* _PROBLEM DESCRIPTION_:
Give the material once more, word for word, without any images.

____

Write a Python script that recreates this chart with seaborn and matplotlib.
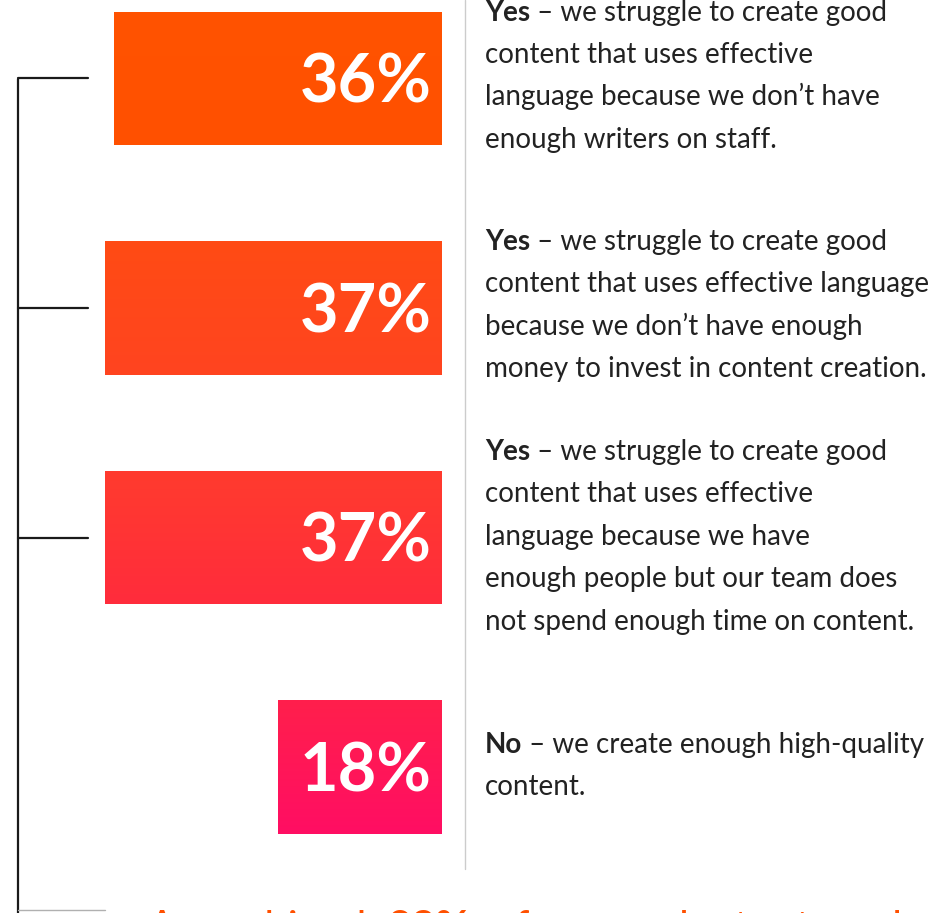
import numpy as np
import pandas as pd
import matplotlib
matplotlib.use('Agg')
import matplotlib.pyplot as plt
from matplotlib.colors import LinearSegmentedColormap
import seaborn as sns

# data
answers = ['Yes - not enough writers', 'Yes - not enough money', 'Yes - not enough time', 'No']
shares = [36, 37, 37, 18]
top_colors = ['#FF5300', '#FF4B14', '#FF3B2E', '#FF1F4C']
bottom_colors = ['#FF5000', '#FF4420', '#FF2C3C', '#FF0E63']
lead_words = ['Yes', 'Yes', 'Yes', 'No']
answer_lines = [
    ['we struggle to create good', 'content that uses effective',
     'language because we don\u2019t have', 'enough writers on staff.'],
    ['we struggle to create good', 'content that uses effective language',
     'because we don\u2019t have enough', 'money to invest in content creation.'],
    ['we struggle to create good', 'content that uses effective',
     'language because we have', 'enough people but our team does',
     'not spend enough time on content.'],
    ['we create enough high-quality', 'content.'],
]
combined_share = 100 - shares[3]

W, H = 939, 913
ORANGE = '#FF5000'
INK = '#222222'

sns.set_theme(style='white')
plt.rcParams['font.family'] = ['Lato', 'DejaVu Sans']

df = pd.DataFrame({'answer': answers, 'share': shares})

fig = plt.figure(figsize=(W / 100, H / 100), dpi=100)
ax = fig.add_axes([0, 0, 1, 1])
sns.barplot(data=df, x='share', y='answer', order=answers, orient='h',
            color=ORANGE, width=0.58, ax=ax)

# gradient fill clipped to each bar
for patch, c0, c1 in zip(ax.patches, top_colors, bottom_colors):
    x0, y0 = patch.get_x(), patch.get_y()
    w, h = patch.get_width(), patch.get_height()
    cmap = LinearSegmentedColormap.from_list('g', [c0, c1])
    grad = np.linspace(0, 1, 64).reshape(-1, 1)
    im = ax.imshow(grad, cmap=cmap, aspect='auto', origin='upper',
                   extent=(x0, x0 + w, y0 + h, y0), zorder=2)
    im.set_clip_path(patch)
    patch.set_facecolor(c0)
    patch.set_edgecolor('none')

# pixel mapping: value 0 at x=442px, 9.1 px per point; bar i centred at 78.5 + 229.5*i px
px_per = 9.1
ax.set_xlim(442 / px_per, (442 - W) / px_per)
ax.set_ylim((H - 78.5) / 229.5, -78.5 / 229.5)
ax.set_axis_off()

for i, v in enumerate(shares):
    ax.text(1.15, i + 0.105, f'{v}%', ha='right', va='baseline', color='white',
            fontsize=48, fontweight='bold', zorder=5)


def fy(py):
    return 1 - py / H


def fx(px):
    return px / W


# bracket on the left
ax.plot([fx(17.5), fx(17.5)], [fy(79), fy(H + 5)], transform=fig.transFigure,
        color='#1a1a1a', lw=1.6, clip_on=False)
for i in range(3):
    y = fy(78.5 + 229.5 * i)
    ax.plot([fx(17.5), fx(88)], [y, y], transform=fig.transFigure,
            color='#1a1a1a', lw=1.6, clip_on=False)
ax.plot([fx(17.5), fx(105)], [fy(910), fy(910)], transform=fig.transFigure,
        color='#b0b0b0', lw=1, clip_on=False)

# separator
ax.plot([fx(465), fx(465)], [fy(0), fy(869)], transform=fig.transFigure,
        color='#cccccc', lw=1, clip_on=False)

# answer texts
first_baselines = [20.7, 250, 460, 753]
line_step = 42.4
for word, lines, b0 in zip(lead_words, answer_lines, first_baselines):
    t = fig.text(fx(485), fy(b0), word, fontsize=20, fontweight='bold',
                 color=INK, ha='left', va='baseline')
    ax.annotate(' \u2013 ' + lines[0], xy=(1, 0), xycoords=t, xytext=(0, 0),
                textcoords='offset points', fontsize=20, color=INK,
                ha='left', va='bottom', annotation_clip=False)
    for k, line in enumerate(lines[1:], start=1):
        fig.text(fx(485), fy(b0 + k * line_step), line, fontsize=20,
                 color=INK, ha='left', va='baseline')

# bottom callout (cropped by the frame, as in the source layout)
t1 = fig.text(fx(148), fy(941), 'A combined  ', fontsize=30, color=ORANGE,
              ha='left', va='baseline')
t2 = ax.annotate(f'{combined_share}%', xy=(1, 0), xycoords=t1, fontsize=30,
                 fontweight='bold', color=ORANGE, ha='left', va='bottom',
                 annotation_clip=False)
ax.annotate('  of respondents struggle to create', xy=(1, 0), xycoords=t2,
            fontsize=30, color=ORANGE, ha='left', va='bottom',
            annotation_clip=False)

fig.savefig('out.png', dpi=100, facecolor='white')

____

* _EXPECTED ANSWER_:
Write a Python script that recreates this chart with seaborn and matplotlib.
import numpy as np
import pandas as pd
import matplotlib
matplotlib.use('Agg')
import matplotlib.pyplot as plt
from matplotlib.colors import LinearSegmentedColormap
import seaborn as sns

# data
answers = ['Yes - not enough writers', 'Yes - not enough money', 'Yes - not enough time', 'No']
shares = [36, 37, 37, 18]
top_colors = ['#FF5300', '#FF4B14', '#FF3B2E', '#FF1F4C']
bottom_colors = ['#FF5000', '#FF4420', '#FF2C3C', '#FF0E63']
lead_words = ['Yes', 'Yes', 'Yes', 'No']
answer_lines = [
    ['we struggle to create good', 'content that uses effective',
     'language because we don\u2019t have', 'enough writers on staff.'],
    ['we struggle to create good', 'content that uses effective language',
     'because we don\u2019t have enough', 'money to invest in content creation.'],
    ['we struggle to create good', 'content that uses effective',
     'language because we have', 'enough people but our team does',
     'not spend enough time on content.'],
    ['we create enough high-quality', 'content.'],
]
combined_share = 100 - shares[3]

W, H = 939, 913
ORANGE = '#FF5000'
INK = '#222222'

sns.set_theme(style='white')
plt.rcParams['font.family'] = ['Lato', 'DejaVu Sans']

df = pd.DataFrame({'answer': answers, 'share': shares})

fig = plt.figure(figsize=(W / 100, H / 100), dpi=100)
ax = fig.add_axes([0, 0, 1, 1])
sns.barplot(data=df, x='share', y='answer', order=answers, orient='h',
            color=ORANGE, width=0.58, ax=ax)

# gradient fill clipped to each bar
for patch, c0, c1 in zip(ax.patches, top_colors, bottom_colors):
    x0, y0 = patch.get_x(), patch.get_y()
    w, h = patch.get_width(), patch.get_height()
    cmap = LinearSegmentedColormap.from_list('g', [c0, c1])
    grad = np.linspace(0, 1, 64).reshape(-1, 1)
    im = ax.imshow(grad, cmap=cmap, aspect='auto', origin='upper',
                   extent=(x0, x0 + w, y0 + h, y0), zorder=2)
    im.set_clip_path(patch)
    patch.set_facecolor(c0)
    patch.set_edgecolor('none')

# pixel mapping: value 0 at x=442px, 9.1 px per point; bar i centred at 78.5 + 229.5*i px
px_per = 9.1
ax.set_xlim(442 / px_per, (442 - W) / px_per)
ax.set_ylim((H - 78.5) / 229.5, -78.5 / 229.5)
ax.set_axis_off()

for i, v in enumerate(shares):
    ax.text(1.15, i + 0.105, f'{v}%', ha='right', va='baseline', color='white',
            fontsize=48, fontweight='bold', zorder=5)


def fy(py):
    return 1 - py / H


def fx(px):
    return px / W


# bracket on the left
ax.plot([fx(17.5), fx(17.5)], [fy(79), fy(H + 5)], transform=fig.transFigure,
        color='#1a1a1a', lw=1.6, clip_on=False)
for i in range(3):
    y = fy(78.5 + 229.5 * i)
    ax.plot([fx(17.5), fx(88)], [y, y], transform=fig.transFigure,
            color='#1a1a1a', lw=1.6, clip_on=False)
ax.plot([fx(17.5), fx(105)], [fy(910), fy(910)], transform=fig.transFigure,
        color='#b0b0b0', lw=1, clip_on=False)

# separator
ax.plot([fx(465), fx(465)], [fy(0), fy(869)], transform=fig.transFigure,
        color='#cccccc', lw=1, clip_on=False)

# answer texts
first_baselines = [20.7, 250, 460, 753]
line_step = 42.4
for word, lines, b0 in zip(lead_words, answer_lines, first_baselines):
    t = fig.text(fx(485), fy(b0), word, fontsize=20, fontweight='bold',
                 color=INK, ha='left', va='baseline')
    ax.annotate(' \u2013 ' + lines[0], xy=(1, 0), xycoords=t, xytext=(0, 0),
                textcoords='offset points', fontsize=20, color=INK,
                ha='left', va='bottom', annotation_clip=False)
    for k, line in enumerate(lines[1:], start=1):
        fig.text(fx(485), fy(b0 + k * line_step), line, fontsize=20,
                 color=INK, ha='left', va='baseline')

# bottom callout (cropped by the frame, as in the source layout)
t1 = fig.text(fx(148), fy(941), 'A combined  ', fontsize=30, color=ORANGE,
              ha='left', va='baseline')
t2 = ax.annotate(f'{combined_share}%', xy=(1, 0), xycoords=t1, fontsize=30,
                 fontweight='bold', color=ORANGE, ha='left', va='bottom',
                 annotation_clip=False)
ax.annotate('  of respondents struggle to create', xy=(1, 0), xycoords=t2,
            fontsize=30, color=ORANGE, ha='left', va='bottom',
            annotation_clip=False)

fig.savefig('out.png', dpi=100, facecolor='white')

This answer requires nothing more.